Não sabíamos onde estávamos, isto é, ninguém se preocupava em se localizar no mapa. A confusão era total, já estávamos quase brigando. Irmãos brigando porque não se entendiam sobre qual caminho a tomar. A brilhante ideia veio; entrar em um posto de abastecimento (posto de combustível) e perguntar como chegar à Fátima. Já havíamos desistido de ir até a cidade do Porto.
A orientação veio dura e mexeu mais ainda com os nossos nervos: voltar 100 km, retomar a autoestrada A1 com destino a Lisboa, prosseguir até Fátima. Foi o que fizemos, e depois de percorrer mais 60 km chegamos ao Santuário de Fátima. Que alívio! Deu tempo para assistir à missa, fazer as visitas de praxe, almoçar e comprar lembrancinhas para os amigos cá do Brasil.
De Fátima, fomos para Marinha Grande, onde residem nossos compadres, pais do marido de minha filha, eles portugueses. Tomamos café e seguimos para Batalha, fundada pelo rei D. João. Em1500 pelo documento (Carta da Vila) d’el Rei D. Manuel proclamou o lugar como Vila da Batalha, com jurisdição própria.
Em Batalha encontra-se o Mosteiro da Batalha ou Convento de Santa Maria da Vitória, classificado pela UNESCO como Patrimônio da Humanidade desde 2007. Mandado edificar pelo rei D. João I, como agradecimento pela vitória na Batalha de Aljubarrota, representa uma das maiores joias arquitetônicas portuguesas, e também o símbolo mais marcante da Dinastia de Avis. Sua construção é atribuída ao Mestre Afonso Domingues. Esse mosteiro é considerado hoje o grande monumento do Gótico final português e o primeiro onde se estreou a "Arte Manuelina", também conhecida como gótico português tardio ou flamejante, é um estilo decorativo, escultórico e de arte móvel que se desenvolveu no reinado de D. Manuel I e prosseguiu após a sua morte, ainda que já existisse desde o reinado de D. João II.

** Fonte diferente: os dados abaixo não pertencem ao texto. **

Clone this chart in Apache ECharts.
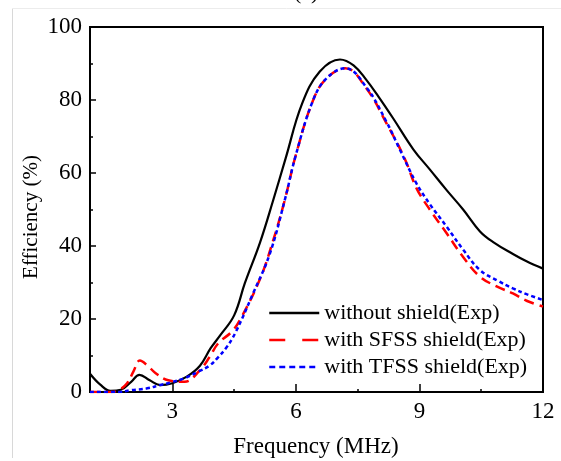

Óbidos e outros lugares como Cintra, Cascais, Lisboa e Carcavelos ficaram para o outro dia. Eles ainda teriam três dias para visitar as belezas de Lisboa. Na oportunidade foram desligados todos os GPSs, o alugado e os humanos. Não seria possível continuar naquela incerteza. Tivemos o cuidado de preparar antes um roteiro para o nosso passeio, incluindo a numeração de todas as entradas, seus códigos, a quilometragem e os lugares a serem visitados. O passeio foi sem estresse e aproveitamos bastante.
Três dias depois, eles seguiram o roteiro programado para as outras cidades da Europa que pretendiam conhecer. Eu e minha esposa seguimos com eles até Madri, de avião. De Madri, fomos de ônibus até Barcelona, passando por Toledo, Zaragoza. Voltamos para Lisboa de avião. Eles prosseguiram no roteiro, com entrada próxima na França, alcançando por Toulouse. Vinte e seis dias depois nos encontramos no aeroporto de Lisboa, rumo ao Brasil. Felizes pelo retorno, dávamos gargalhadas das confusões que aprontamos em Portugal, terra de que eu gosto de verdade.